Örgüt lideri Eren Koç’un Vergi Dairesi, Gümrük İdaresi, Gelir İdaresi müdürü, şefi, yöneticisi Veysel ya da Aydın Bey olarak tanıtıldığı da mütalaada yer aldı. Belirli bir süre sonra araçları teslim edilmeyen ve dolandırıldıklarını anlayan bu sebeple hakkını aramaya çalışan mağdurların Onur Apaydın tarafından tehdit edildiği belirtildi.
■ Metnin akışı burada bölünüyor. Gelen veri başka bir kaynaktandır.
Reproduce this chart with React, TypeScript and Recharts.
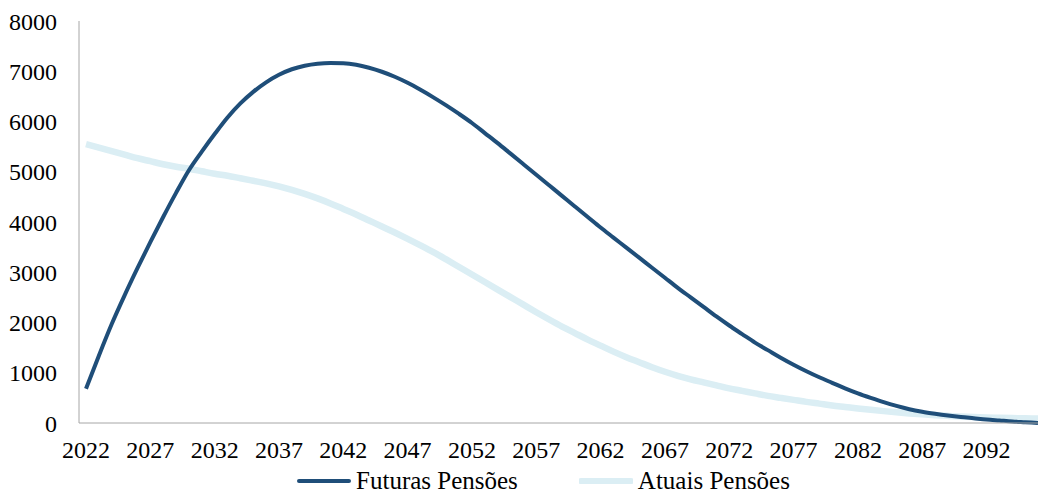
import React from 'react';
import { LineChart, Line, XAxis, YAxis, Legend } from 'recharts';

const years: number[] = [];
for (let y = 2022; y <= 2096; y++) years.push(y);

// Futuras Pensões (dark line)
const futuras = [
  680, 1340, 1970, 2540, 3080, 3600, 4100, 4580, 5030, 5400,
  5750, 6080, 6360, 6590, 6780, 6930, 7040, 7110, 7150, 7165,
  7160, 7130, 7070, 6990, 6890, 6770, 6630, 6480, 6320, 6150,
  5970, 5770, 5570, 5360, 5150, 4940, 4730, 4520, 4310, 4100,
  3890, 3690, 3490, 3290, 3090, 2890, 2690, 2500, 2310, 2120,
  1940, 1770, 1600, 1450, 1300, 1160, 1030, 910, 800, 690,
  590, 500, 415, 340, 275, 225, 185, 150, 120, 95,
  70, 50, 30, 15, 0,
];

// Atuais Pensões (light line)
const atuais = [
  5550, 5480, 5410, 5340, 5270, 5210, 5150, 5100, 5060, 5010,
  4960, 4920, 4870, 4820, 4770, 4710, 4640, 4560, 4470, 4370,
  4260, 4150, 4030, 3910, 3790, 3665, 3535, 3400, 3255, 3105,
  2955, 2805, 2655, 2505, 2355, 2205, 2060, 1920, 1790, 1660,
  1540, 1420, 1310, 1210, 1110, 1020, 940, 870, 810, 750,
  690, 640, 590, 540, 500, 460, 420, 385, 350, 320,
  290, 262, 236, 212, 190, 172, 156, 142, 130, 120,
  110, 104, 98, 93, 88,
];

const yTicks = [0, 1000, 2000, 3000, 4000, 5000, 6000, 7000, 8000];
const legendOrder = ['futuras', 'atuais'];

const data = years.map((y, i) => ({ year: String(y), futuras: futuras[i], atuais: atuais[i] }));

const FONT = '"Liberation Serif", "Times New Roman", serif';

const renderLegend = (props: any) => {
  const payload = [...(props.payload || [])].sort(
    (a: any, b: any) => legendOrder.indexOf(a.dataKey) - legendOrder.indexOf(b.dataKey)
  );
  return (
    <div style={{ display: 'flex', justifyContent: 'center', gap: 61, paddingLeft: 49, paddingTop: 12, fontFamily: FONT, fontSize: 25, color: '#000' }}>
      {payload.map((entry: any) => (
        <div key={entry.value} style={{ display: 'flex', alignItems: 'center' }}>
          <svg width={54} height={10} style={{ marginRight: 5 }}>
            <line x1={2} y1={5} x2={52} y2={5} stroke={entry.color} strokeWidth={entry.dataKey === 'atuais' ? 6 : 4} strokeLinecap="round" />
          </svg>
          <span>{entry.value}</span>
        </div>
      ))}
    </div>
  );
};

const App: React.FC = () => {
  return (
    <div style={{ position: 'absolute', left: 0, top: 0, width: 1038, height: 495, overflow: 'hidden', background: '#fff' }}>
      <LineChart width={1038} height={495} data={data} margin={{ top: 21, right: 0, bottom: 0, left: 0 }}>
        <XAxis
          dataKey="year"
          interval={4}
          padding={{ left: 7, right: 0 }}
          tickLine={false}
          tickSize={0}
          tickMargin={18}
          height={32}
          stroke="#a6a6a6"
          tick={{ fontSize: 24, fill: '#000', fontFamily: FONT }}
        />
        <YAxis
          domain={[0, 8000]}
          ticks={yTicks}
          width={79}
          tickLine={false}
          tickSize={0}
          tickMargin={22}
          stroke="#a6a6a6"
          tick={{ fontSize: 24, fill: '#000', fontFamily: FONT }}
        />
        <Legend verticalAlign="bottom" height={40} content={renderLegend} />
        <Line type="monotone" dataKey="atuais" name="Atuais Pensões" stroke="#dbeef4" strokeWidth={6.5} dot={false} isAnimationActive={false} />
        <Line type="monotone" dataKey="futuras" name="Futuras Pensões" stroke="#1f4e79" strokeWidth={4} dot={false} isAnimationActive={false} />
      </LineChart>
    </div>
  );
};

export default App;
Mütalaada Eren Koç'un ‘suç örgütü kurmak ve yönetmek’ ve 66 kez ‘nitelikli dolandırıcılık’ suçlarından da 400 yıldan bin 328 yıla kadar hapisle cezalandırılması istendi. Sanık Onur Apaydın’ın ise ‘suç örgütüne üye olmak’ suçundan 2 yıldan 4 yıla kadar hapis cezası ile cezalandırılması istenirken dolandırıcılık suçundan delil bulunmadığından beraatına karar verilmesi istendi. Öte yandan mütalaada diğer sanıkların da değişen oranlarda hapisle cezalandırılmaları talep edildi. Mahkeme, eksikliklerin giderilmesi için duruşmayı erteledi.
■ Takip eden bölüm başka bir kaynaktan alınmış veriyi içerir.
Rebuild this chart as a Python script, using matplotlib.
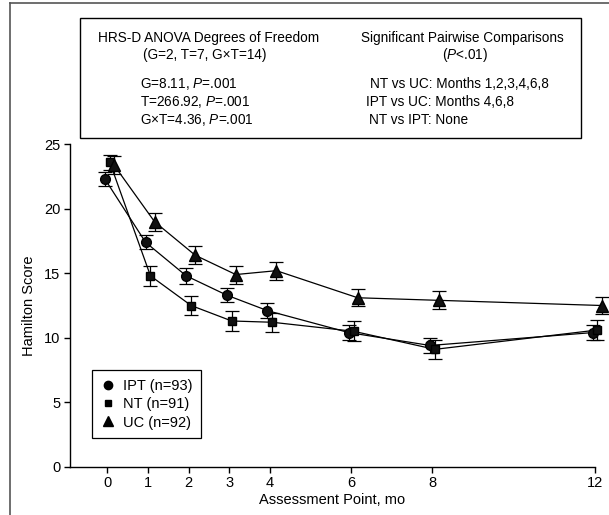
import matplotlib
matplotlib.use('Agg')
import matplotlib.pyplot as plt
from matplotlib.lines import Line2D
from matplotlib.patches import Rectangle

plt.rcParams['font.family'] = ['Liberation Sans', 'DejaVu Sans']
plt.rcParams['mathtext.fontset'] = 'custom'
plt.rcParams['mathtext.rm'] = 'Liberation Sans'
plt.rcParams['mathtext.it'] = 'Liberation Sans:italic'

months = [0, 1, 2, 3, 4, 6, 8, 12]

ipt = [22.3, 17.4, 14.8, 13.3, 12.1, 10.4, 9.4, 10.4]
ipt_err = [0.55, 0.55, 0.6, 0.55, 0.6, 0.6, 0.55, 0.6]
nt = [23.6, 14.8, 12.5, 11.3, 11.2, 10.5, 9.1, 10.6]
nt_err = [0.6, 0.8, 0.75, 0.75, 0.75, 0.78, 0.74, 0.78]
uc = [23.4, 19.0, 16.4, 14.9, 15.2, 13.1, 12.9, 12.5]
uc_err = [0.7, 0.7, 0.7, 0.7, 0.7, 0.67, 0.7, 0.67]

labels = ['IPT (n=93)', 'NT (n=91)', 'UC (n=92)']

W, H = 609, 515
fig = plt.figure(figsize=(W / 100, H / 100), dpi=100)


def fx(px):
    return px / W


def fy(py):
    return 1 - py / H


ax = fig.add_axes([fx(70), fy(466.7), fx(595) - fx(70), fy(144.3) - fy(466.7)])

series = [
    (ipt, ipt_err, 'o', 7, -0.06),
    (nt, nt_err, 's', 6, 0.06),
    (uc, uc_err, '^', 8, 0.16),
]
handles = []
for (vals, errs, mk, ms, dx), lab in zip(series, labels):
    xs = [m + dx for m in months]
    eb = ax.errorbar(xs, vals, yerr=errs, fmt='-', color='black', lw=0.9,
                     elinewidth=0.9, capsize=5, capthick=0.9, zorder=2)
    eb.lines[0].set_clip_on(False)
    for art in list(eb.lines[1]) + list(eb.lines[2]):
        art.set_clip_on(False)
    ax.plot(xs, vals, linestyle='none', marker=mk, ms=ms, color='#111111',
            markeredgecolor='black', zorder=3, clip_on=False)
    handles.append(Line2D([], [], linestyle='none', marker=mk, ms=ms - 1,
                          color='black', label=lab))

ax.set_xlim(-0.92, 12)
ax.set_ylim(0, 25)
ax.set_xticks(months)
ax.set_yticks([0, 5, 10, 15, 20, 25])
ax.spines['top'].set_visible(False)
ax.spines['right'].set_visible(False)
ax.spines['left'].set_linewidth(1.0)
ax.spines['bottom'].set_linewidth(1.0)
ax.tick_params(direction='out', length=4, width=1.0, labelsize=10.5, pad=3)
ax.set_xlabel('Assessment Point, mo', fontsize=10.5, labelpad=2)
ax.set_ylabel('Hamilton Score', fontsize=10.5, labelpad=6)

leg = ax.legend(handles=handles, loc='upper left',
                bbox_to_anchor=(fx(92), fy(370)), bbox_transform=fig.transFigure,
                borderaxespad=0, fancybox=False, edgecolor='black',
                framealpha=1, fontsize=10.5, handlelength=1.0,
                handletextpad=0.5, labelspacing=0.3, borderpad=0.6)
leg.get_frame().set_linewidth(0.9)

# outer frame lines (top and left)
fig.add_artist(Line2D([fx(10), 1], [fy(3), fy(3)], color='#555555', lw=1.2))
fig.add_artist(Line2D([fx(10), fx(10)], [0, fy(3)], color='#555555', lw=1.2))

# annotation box
fig.add_artist(Rectangle((fx(80), fy(138)), fx(581) - fx(80), fy(18.3) - fy(138),
                         fill=False, edgecolor='black', lw=1.0,
                         transform=fig.transFigure))

fs = 9.8
fig.text(fx(209), fy(37.7), 'HRS-D ANOVA Degrees of Freedom', ha='center', va='center', fontsize=fs)
fig.text(fx(205), fy(55.5), '(G=2, T=7, G×T=14)', ha='center', va='center', fontsize=fs)
fig.text(fx(140), fy(84.3), 'G=8.11, $P$=.001', ha='left', va='center', fontsize=fs)
fig.text(fx(140), fy(102.3), 'T=266.92, $P$=.001', ha='left', va='center', fontsize=fs)
fig.text(fx(140), fy(120.3), 'G×T=4.36, $P$=.001', ha='left', va='center', fontsize=fs)

fig.text(fx(462), fy(37.7), 'Significant Pairwise Comparisons', ha='center', va='center', fontsize=fs)
fig.text(fx(465), fy(55.5), '($P$<.01)', ha='center', va='center', fontsize=fs)
fig.text(fx(370), fy(84.3), 'NT vs UC: Months 1,2,3,4,6,8', ha='left', va='center', fontsize=fs)
fig.text(fx(366), fy(102.3), 'IPT vs UC: Months 4,6,8', ha='left', va='center', fontsize=fs)
fig.text(fx(369), fy(120.3), 'NT vs IPT: None', ha='left', va='center', fontsize=fs)

fig.savefig('out.png', dpi=100)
Küçükçekmece Cumhuriyet Başsavcılığı tarafından hazırlanan 104 sayfalık iddianamede, 54 kişi müşteki 32 kişi ise sanık olarak yer aldı. Suç örgütü yöneticilerinin Eren Koç ve Onur Apaydın olduğu, bu şahısların örgüt içerisinde görev dağılımı ve iş bölümü yaptıkları, hedef olarak seçilecek mağdurları belirledikleri aktarıldı. 30 kişinin ise örgüte üye ya da yardım ettiği iddianamede kaydedildi. Eren Koç ve Onur Apaydın’ın ‘suç işlemek amacıyla örgüt kurma’ ve 58 mağdura karşı 58 kez ‘nitelikli dolandırıcılık’ suçlarından 328 yıldan 1088 yıla kadar hapisle cezalandırılmaları talep edildi. Örgüt liderlerinin yardımcılarından Durcan Çoban’ın ise ‘suç işlemek amacıyla kurulan örgüte üye olma’ ve ‘nitelikli dolandırıcılık’ suçlarından 170 yıldan 564 yıla kadar hapsi talep edildi. Etkin pişmanlık hükümlerinden faydalanmak isteyen Fatih Duman’ın ise 324 yıla kadar hapsi istenen iddianamede, diğer sanıkların da benzer suçlardan değişen oranlarda hapisle cezalandırılması talep edildi.